All this is why Kaplan believes the Army will be the biggest target in Austerity America, because cutting soldiers, and their payrolls and other benefits, frees up that money on the balance sheet much faster.

And if you want to pick on the Army, you also could argue that one of its biggest and potentially most expensive priorities, the Ground Combat Vehicle, may not survive in its present form. Lawmakers have scratched their heads as to why the Army even needs a big new armored personnel carrier. Although the brass has a clear case -- its current generation of vehicles is maxed out, in terms of size and power, and the Army needs something that can carry an entire squad -- all the budget blades flying in Washington may find a quick and easy target in the GCV, given how early it is in development. It's just like anything else: The more momentum the program gets, the harder it will be to stop. Everyone in the Building and on the Hill understands this, and they'll no doubt push or pull accordingly.

For what it's worth, Kaplan sees the F-35 as a potential target, too -- although as you'll see, he got its name wrong:

Cutting Air Force or Navy personnel would mean getting rid of airplanes or ships, a move that would sire a separate set of controversies. (Then again, it's likely that Panetta will cancel or cut back some planes and ships, if just to spread the pain; the Air Force and Navy's troubled Joint Strategic Fighter, aka the F-35 stealth aircraft, is a likely candidate.
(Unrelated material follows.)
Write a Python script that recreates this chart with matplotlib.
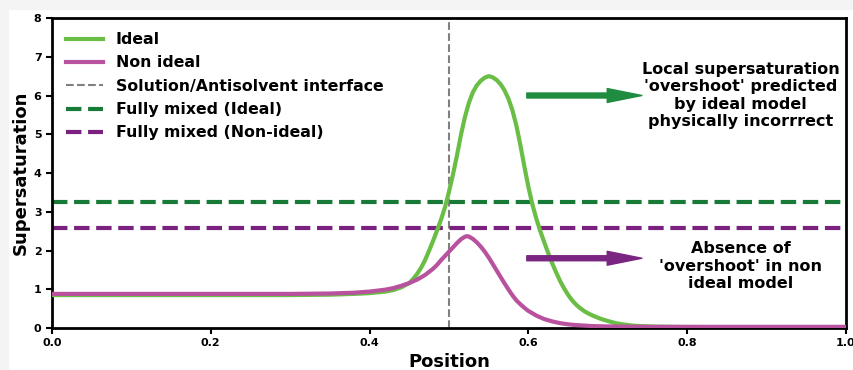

But there will be limits here, as his predecessor, Robert Gates, already cut a few dozen systems, and further cuts would spark political fights, especially given the already-high unemployment rate.)

By contrast, cutting Army and, to some extent, Marine personnel would mean erasing brigades or divisions from the roster and warehousing their weapons—which could then be transferred to other units as training or replacement gear, for more savings still. None of this is necessarily to say that the Army or Marines should be slashed—only that they almost certainly will be, given the traditional end-of-wars syndrome, the enormous pressures on the federal budget, and (a new factor) an emerging coalition of anti-war Democrats and anti-spending, isolationist Republicans.